▼

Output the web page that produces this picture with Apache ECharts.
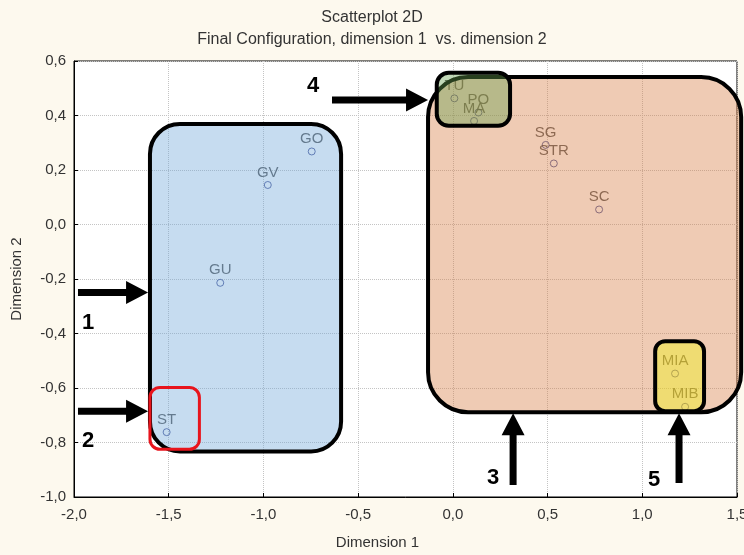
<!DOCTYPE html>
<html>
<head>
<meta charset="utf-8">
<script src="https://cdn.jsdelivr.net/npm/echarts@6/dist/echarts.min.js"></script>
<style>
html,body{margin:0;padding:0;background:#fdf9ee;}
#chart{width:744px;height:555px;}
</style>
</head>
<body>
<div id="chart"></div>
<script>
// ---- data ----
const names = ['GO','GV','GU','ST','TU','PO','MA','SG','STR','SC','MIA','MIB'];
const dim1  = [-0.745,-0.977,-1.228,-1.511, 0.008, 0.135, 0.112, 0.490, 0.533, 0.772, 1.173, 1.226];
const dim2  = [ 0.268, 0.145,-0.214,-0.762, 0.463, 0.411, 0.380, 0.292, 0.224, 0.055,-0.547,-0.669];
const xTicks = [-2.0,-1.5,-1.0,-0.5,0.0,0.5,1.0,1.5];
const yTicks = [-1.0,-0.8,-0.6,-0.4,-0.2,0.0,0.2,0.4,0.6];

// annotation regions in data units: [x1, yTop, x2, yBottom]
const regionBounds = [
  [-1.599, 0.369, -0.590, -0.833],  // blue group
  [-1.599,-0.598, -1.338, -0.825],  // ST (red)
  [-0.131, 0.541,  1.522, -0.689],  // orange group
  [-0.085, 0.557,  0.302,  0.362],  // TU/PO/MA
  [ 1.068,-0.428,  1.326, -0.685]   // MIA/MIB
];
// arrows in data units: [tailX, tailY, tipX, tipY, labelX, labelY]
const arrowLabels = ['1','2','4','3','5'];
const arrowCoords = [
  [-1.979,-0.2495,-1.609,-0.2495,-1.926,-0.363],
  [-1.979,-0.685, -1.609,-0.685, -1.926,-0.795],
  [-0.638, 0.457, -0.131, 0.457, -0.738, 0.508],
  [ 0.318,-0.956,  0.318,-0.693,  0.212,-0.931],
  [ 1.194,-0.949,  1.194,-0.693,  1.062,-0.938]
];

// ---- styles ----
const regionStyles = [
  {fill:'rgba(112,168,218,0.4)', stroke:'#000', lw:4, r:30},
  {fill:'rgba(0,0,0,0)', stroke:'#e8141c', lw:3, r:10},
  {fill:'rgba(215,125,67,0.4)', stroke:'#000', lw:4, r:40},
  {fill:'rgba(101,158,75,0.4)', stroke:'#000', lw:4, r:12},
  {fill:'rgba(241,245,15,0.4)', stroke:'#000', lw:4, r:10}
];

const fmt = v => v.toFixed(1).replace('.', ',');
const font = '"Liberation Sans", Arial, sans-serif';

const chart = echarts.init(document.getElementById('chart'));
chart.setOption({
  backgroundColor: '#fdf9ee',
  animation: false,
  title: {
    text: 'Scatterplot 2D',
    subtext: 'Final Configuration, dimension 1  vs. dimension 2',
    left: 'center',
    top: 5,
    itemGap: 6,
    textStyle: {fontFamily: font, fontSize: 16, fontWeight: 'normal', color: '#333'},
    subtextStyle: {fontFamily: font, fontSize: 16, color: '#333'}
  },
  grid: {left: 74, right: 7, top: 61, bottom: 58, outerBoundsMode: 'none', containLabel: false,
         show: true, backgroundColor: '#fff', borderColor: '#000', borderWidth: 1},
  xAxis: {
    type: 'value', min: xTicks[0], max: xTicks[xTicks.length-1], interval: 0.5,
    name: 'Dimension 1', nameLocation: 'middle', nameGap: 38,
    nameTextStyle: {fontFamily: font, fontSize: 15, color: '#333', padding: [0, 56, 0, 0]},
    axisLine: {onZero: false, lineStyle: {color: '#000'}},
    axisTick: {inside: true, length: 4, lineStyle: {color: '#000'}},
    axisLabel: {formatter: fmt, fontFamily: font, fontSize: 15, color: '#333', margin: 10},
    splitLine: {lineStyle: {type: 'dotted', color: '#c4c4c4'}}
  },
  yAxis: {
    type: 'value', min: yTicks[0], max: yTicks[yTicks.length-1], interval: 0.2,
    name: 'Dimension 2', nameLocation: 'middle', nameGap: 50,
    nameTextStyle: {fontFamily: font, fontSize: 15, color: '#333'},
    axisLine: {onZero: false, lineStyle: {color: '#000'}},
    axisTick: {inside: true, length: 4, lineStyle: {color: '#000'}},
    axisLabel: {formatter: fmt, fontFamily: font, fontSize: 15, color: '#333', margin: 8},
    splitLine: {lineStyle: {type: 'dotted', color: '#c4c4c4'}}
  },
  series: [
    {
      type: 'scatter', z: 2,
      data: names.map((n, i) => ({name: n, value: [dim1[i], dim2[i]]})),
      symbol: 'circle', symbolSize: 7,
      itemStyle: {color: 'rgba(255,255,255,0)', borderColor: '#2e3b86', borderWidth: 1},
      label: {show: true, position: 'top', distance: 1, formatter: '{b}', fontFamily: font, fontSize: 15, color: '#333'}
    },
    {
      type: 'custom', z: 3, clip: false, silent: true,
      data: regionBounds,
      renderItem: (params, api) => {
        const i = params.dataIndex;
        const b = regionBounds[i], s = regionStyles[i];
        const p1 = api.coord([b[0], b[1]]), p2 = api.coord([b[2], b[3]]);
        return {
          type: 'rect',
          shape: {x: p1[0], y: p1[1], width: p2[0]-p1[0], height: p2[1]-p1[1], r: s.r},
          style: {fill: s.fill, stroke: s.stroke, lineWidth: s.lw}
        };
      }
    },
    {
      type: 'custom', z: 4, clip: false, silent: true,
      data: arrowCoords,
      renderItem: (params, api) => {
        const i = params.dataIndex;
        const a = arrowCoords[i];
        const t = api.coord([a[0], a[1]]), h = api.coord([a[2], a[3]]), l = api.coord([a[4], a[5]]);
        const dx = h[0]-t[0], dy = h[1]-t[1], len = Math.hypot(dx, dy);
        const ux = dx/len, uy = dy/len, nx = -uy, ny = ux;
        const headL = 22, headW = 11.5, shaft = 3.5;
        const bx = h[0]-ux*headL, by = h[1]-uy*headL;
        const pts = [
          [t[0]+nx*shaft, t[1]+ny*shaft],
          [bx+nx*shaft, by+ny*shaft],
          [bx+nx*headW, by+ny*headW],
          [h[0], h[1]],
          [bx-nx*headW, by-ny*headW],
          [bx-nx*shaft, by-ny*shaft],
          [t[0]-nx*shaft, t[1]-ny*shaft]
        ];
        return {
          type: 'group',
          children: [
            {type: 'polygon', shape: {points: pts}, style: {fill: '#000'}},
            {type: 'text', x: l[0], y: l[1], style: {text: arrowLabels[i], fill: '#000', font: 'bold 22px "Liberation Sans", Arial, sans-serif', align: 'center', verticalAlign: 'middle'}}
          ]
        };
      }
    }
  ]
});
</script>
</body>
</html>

▲

### Problem to work on
Print the complete listing exactly as it stands, without its pictures.

### Correct response
Output the web page that produces this picture with Apache ECharts.
<!DOCTYPE html>
<html>
<head>
<meta charset="utf-8">
<script src="https://cdn.jsdelivr.net/npm/echarts@6/dist/echarts.min.js"></script>
<style>
html,body{margin:0;padding:0;background:#fdf9ee;}
#chart{width:744px;height:555px;}
</style>
</head>
<body>
<div id="chart"></div>
<script>
// ---- data ----
const names = ['GO','GV','GU','ST','TU','PO','MA','SG','STR','SC','MIA','MIB'];
const dim1  = [-0.745,-0.977,-1.228,-1.511, 0.008, 0.135, 0.112, 0.490, 0.533, 0.772, 1.173, 1.226];
const dim2  = [ 0.268, 0.145,-0.214,-0.762, 0.463, 0.411, 0.380, 0.292, 0.224, 0.055,-0.547,-0.669];
const xTicks = [-2.0,-1.5,-1.0,-0.5,0.0,0.5,1.0,1.5];
const yTicks = [-1.0,-0.8,-0.6,-0.4,-0.2,0.0,0.2,0.4,0.6];

// annotation regions in data units: [x1, yTop, x2, yBottom]
const regionBounds = [
  [-1.599, 0.369, -0.590, -0.833],  // blue group
  [-1.599,-0.598, -1.338, -0.825],  // ST (red)
  [-0.131, 0.541,  1.522, -0.689],  // orange group
  [-0.085, 0.557,  0.302,  0.362],  // TU/PO/MA
  [ 1.068,-0.428,  1.326, -0.685]   // MIA/MIB
];
// arrows in data units: [tailX, tailY, tipX, tipY, labelX, labelY]
const arrowLabels = ['1','2','4','3','5'];
const arrowCoords = [
  [-1.979,-0.2495,-1.609,-0.2495,-1.926,-0.363],
  [-1.979,-0.685, -1.609,-0.685, -1.926,-0.795],
  [-0.638, 0.457, -0.131, 0.457, -0.738, 0.508],
  [ 0.318,-0.956,  0.318,-0.693,  0.212,-0.931],
  [ 1.194,-0.949,  1.194,-0.693,  1.062,-0.938]
];

// ---- styles ----
const regionStyles = [
  {fill:'rgba(112,168,218,0.4)', stroke:'#000', lw:4, r:30},
  {fill:'rgba(0,0,0,0)', stroke:'#e8141c', lw:3, r:10},
  {fill:'rgba(215,125,67,0.4)', stroke:'#000', lw:4, r:40},
  {fill:'rgba(101,158,75,0.4)', stroke:'#000', lw:4, r:12},
  {fill:'rgba(241,245,15,0.4)', stroke:'#000', lw:4, r:10}
];

const fmt = v => v.toFixed(1).replace('.', ',');
const font = '"Liberation Sans", Arial, sans-serif';

const chart = echarts.init(document.getElementById('chart'));
chart.setOption({
  backgroundColor: '#fdf9ee',
  animation: false,
  title: {
    text: 'Scatterplot 2D',
    subtext: 'Final Configuration, dimension 1  vs. dimension 2',
    left: 'center',
    top: 5,
    itemGap: 6,
    textStyle: {fontFamily: font, fontSize: 16, fontWeight: 'normal', color: '#333'},
    subtextStyle: {fontFamily: font, fontSize: 16, color: '#333'}
  },
  grid: {left: 74, right: 7, top: 61, bottom: 58, outerBoundsMode: 'none', containLabel: false,
         show: true, backgroundColor: '#fff', borderColor: '#000', borderWidth: 1},
  xAxis: {
    type: 'value', min: xTicks[0], max: xTicks[xTicks.length-1], interval: 0.5,
    name: 'Dimension 1', nameLocation: 'middle', nameGap: 38,
    nameTextStyle: {fontFamily: font, fontSize: 15, color: '#333', padding: [0, 56, 0, 0]},
    axisLine: {onZero: false, lineStyle: {color: '#000'}},
    axisTick: {inside: true, length: 4, lineStyle: {color: '#000'}},
    axisLabel: {formatter: fmt, fontFamily: font, fontSize: 15, color: '#333', margin: 10},
    splitLine: {lineStyle: {type: 'dotted', color: '#c4c4c4'}}
  },
  yAxis: {
    type: 'value', min: yTicks[0], max: yTicks[yTicks.length-1], interval: 0.2,
    name: 'Dimension 2', nameLocation: 'middle', nameGap: 50,
    nameTextStyle: {fontFamily: font, fontSize: 15, color: '#333'},
    axisLine: {onZero: false, lineStyle: {color: '#000'}},
    axisTick: {inside: true, length: 4, lineStyle: {color: '#000'}},
    axisLabel: {formatter: fmt, fontFamily: font, fontSize: 15, color: '#333', margin: 8},
    splitLine: {lineStyle: {type: 'dotted', color: '#c4c4c4'}}
  },
  series: [
    {
      type: 'scatter', z: 2,
      data: names.map((n, i) => ({name: n, value: [dim1[i], dim2[i]]})),
      symbol: 'circle', symbolSize: 7,
      itemStyle: {color: 'rgba(255,255,255,0)', borderColor: '#2e3b86', borderWidth: 1},
      label: {show: true, position: 'top', distance: 1, formatter: '{b}', fontFamily: font, fontSize: 15, color: '#333'}
    },
    {
      type: 'custom', z: 3, clip: false, silent: true,
      data: regionBounds,
      renderItem: (params, api) => {
        const i = params.dataIndex;
        const b = regionBounds[i], s = regionStyles[i];
        const p1 = api.coord([b[0], b[1]]), p2 = api.coord([b[2], b[3]]);
        return {
          type: 'rect',
          shape: {x: p1[0], y: p1[1], width: p2[0]-p1[0], height: p2[1]-p1[1], r: s.r},
          style: {fill: s.fill, stroke: s.stroke, lineWidth: s.lw}
        };
      }
    },
    {
      type: 'custom', z: 4, clip: false, silent: true,
      data: arrowCoords,
      renderItem: (params, api) => {
        const i = params.dataIndex;
        const a = arrowCoords[i];
        const t = api.coord([a[0], a[1]]), h = api.coord([a[2], a[3]]), l = api.coord([a[4], a[5]]);
        const dx = h[0]-t[0], dy = h[1]-t[1], len = Math.hypot(dx, dy);
        const ux = dx/len, uy = dy/len, nx = -uy, ny = ux;
        const headL = 22, headW = 11.5, shaft = 3.5;
        const bx = h[0]-ux*headL, by = h[1]-uy*headL;
        const pts = [
          [t[0]+nx*shaft, t[1]+ny*shaft],
          [bx+nx*shaft, by+ny*shaft],
          [bx+nx*headW, by+ny*headW],
          [h[0], h[1]],
          [bx-nx*headW, by-ny*headW],
          [bx-nx*shaft, by-ny*shaft],
          [t[0]-nx*shaft, t[1]-ny*shaft]
        ];
        return {
          type: 'group',
          children: [
            {type: 'polygon', shape: {points: pts}, style: {fill: '#000'}},
            {type: 'text', x: l[0], y: l[1], style: {text: arrowLabels[i], fill: '#000', font: 'bold 22px "Liberation Sans", Arial, sans-serif', align: 'center', verticalAlign: 'middle'}}
          ]
        };
      }
    }
  ]
});
</script>
</body>
</html>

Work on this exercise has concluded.